The immoral premise draws comparisons with that of the Coen brothers’ Fargo: a husband secretly pays a couple of goons to kidnap his own wife so he can share in his wealthy father-in-law’s ransom money. Like ‘Smooth-Steve’, Fargo maintains integrity as Frances McDormand’s good-natured detective gives us a central character we can root for amongst a host of despicable ones. What’s more, the bad guys are depicted so pathetically, under such a trivial tone, that we can laugh when they’re shot in the face, or blended in a wood-chipper – a true dark comedy. Whereas, Killer Joe simply dives head first into obscenity, waving integrity a swift goodbye.
Friedkin has given his all to create a flavoursome visual landscape, but allows vulgarity to take over. Not long after the titles, he slaps us in the face with an unkempt vagina, and then drags us to an expensive, neon-lit, silicone-ridden titty bar. Juno Temple, as Chris’s sister, Dottie, plays her role with an arresting naivety, marking herself as one to keep an eye on. If only Friedkin hadn’t insisted on belittling her performance with repeated stripping scenes – I lost count – her next job offer is more likely to be Backdoor Sluts 9 than the next Oscar winner.
Killer Joe is marketed as a dark comedy, and does have a good stab at being so: one character is badly beaten to the sweet, lovemaking tones of Clarence Carter’s ‘Strokin’’. However, each time Friedkin injects humour, it is squandered by McConaughey’s dark performance, the lynchpin of the film, which firmly clamps a macabre peg on proceedings.

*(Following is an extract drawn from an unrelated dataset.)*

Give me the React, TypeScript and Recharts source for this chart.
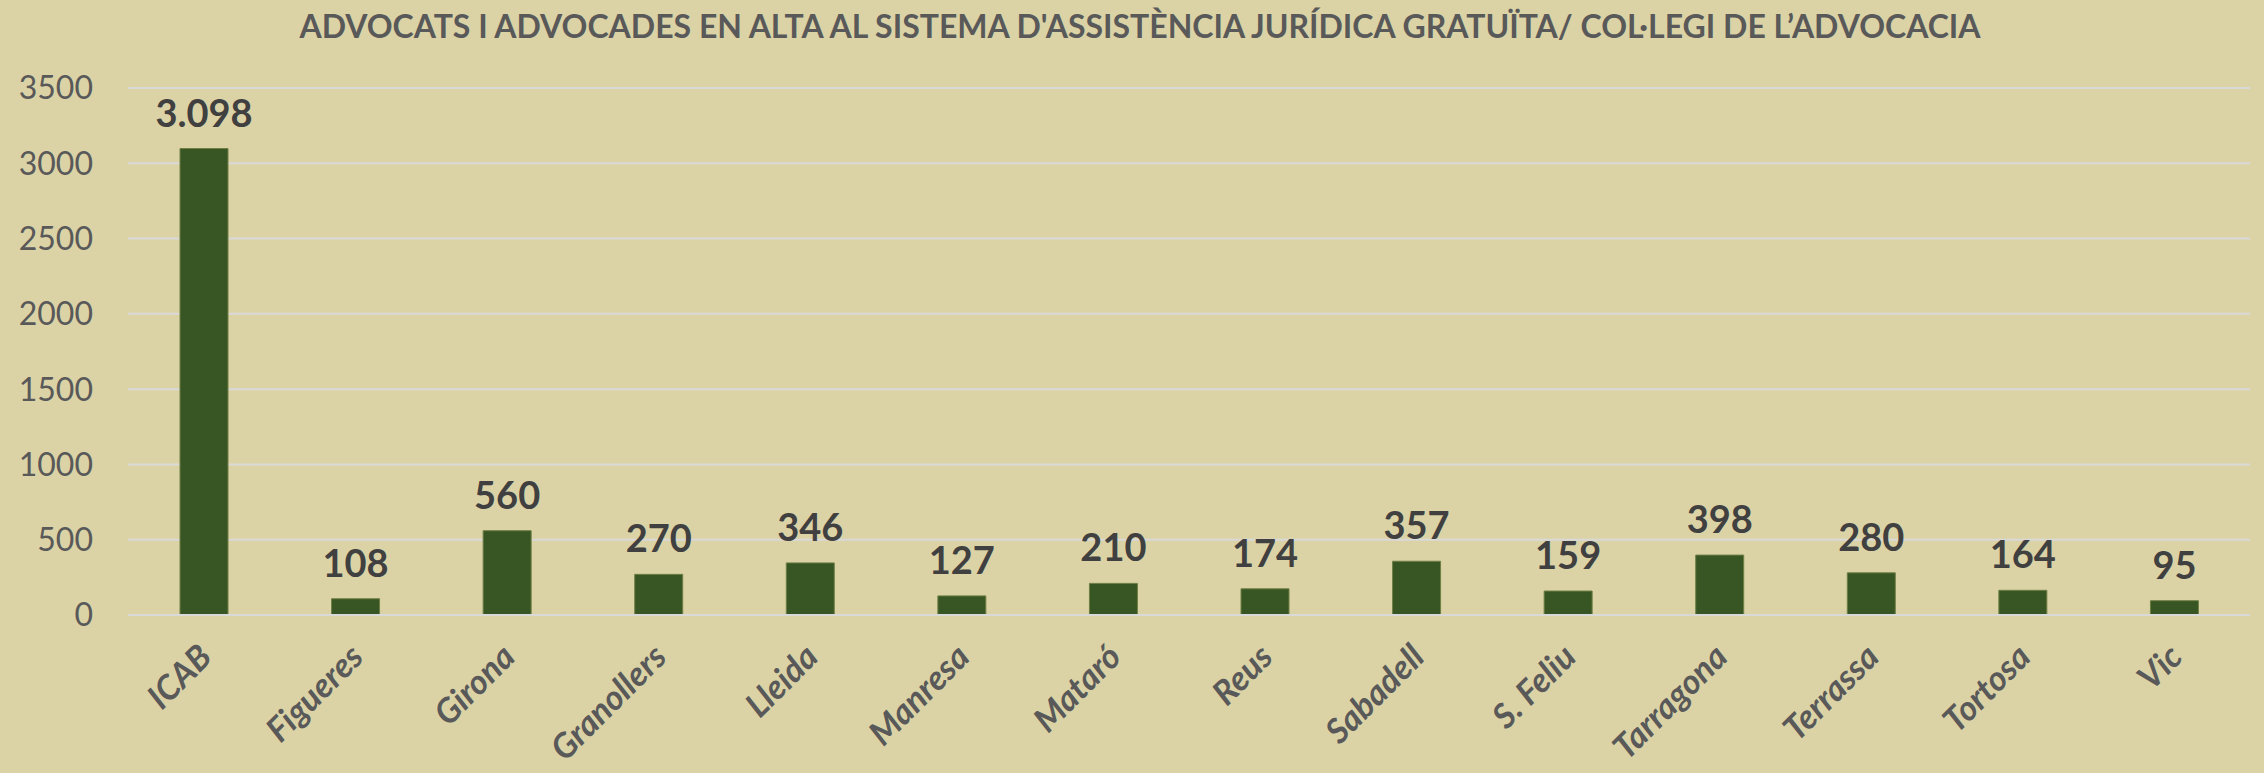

He’s the best thing about Killer Joe, but equally its downfall.
McConaughey gets some bad rap for being a shirt shedding, tan and teeth, kind of player – arguably it’s deserved – but in Joe Cooper, we see none of that. He bulldozes his way into each scene, his enigmatic persona ensnaring our senses. He’s loathsome, but somehow likable. He revels in an eerie quality where good meets bad, similar to that which a blue-eyed Henry Fonda occupied as the child-slaying Frank in Sergio Leone’s Once Upon a Time in the West. But it’s as though McConaughey’s searing routine has ended up in the wrong film when seen offset against the comic tone. Friedkin has obscured his comedy to the point that any laughter he manages to evoke is more like the painful kind you spew as someone tickles you into a stupor.
At times, vestiges of Tracey Letts’s original play sit awkwardly in Friedkin’s adaptation. Some scenes would have benefitted from a more snappy approach; occasionally, they go on for so long that all tension has dribbled away before a transition arrives. It’s like secretly climaxing and retaining this information from your partner as they continue to thrash away at you.
Speaking of unwanted sexual thrashings… the final scene of Killer Joe has caused quite a stir – Get-Reel advises any feminists with heart problems to avoid it like a building site. Even the most misogynistic of husbands wouldn’t command their wives back to THAT kitchen. But maybe it’s ignorant to dismiss this moment as crass. Maybe there’s some metaphoric consideration of the deteriorating family unit to be explored in this finger lickin’ frenzy. Or maybe it’s just a dude raping a gal with The Colonel’s chicken.
Whether Killer Joe attracts viewers because of artistic merit or fast-food-related notoriety, they will undoubtedly come to catch a glimpse of this cringe-inducing calamity. It will shock. It will stir. But just like ‘Awkward-Alan’, it will end up alone in a dark recess of the party, solemnly sipping from a Lambrini as ‘Smooth-Steve’ is lifted approvingly onto the shoulders of an audience that craves a more calculated wit.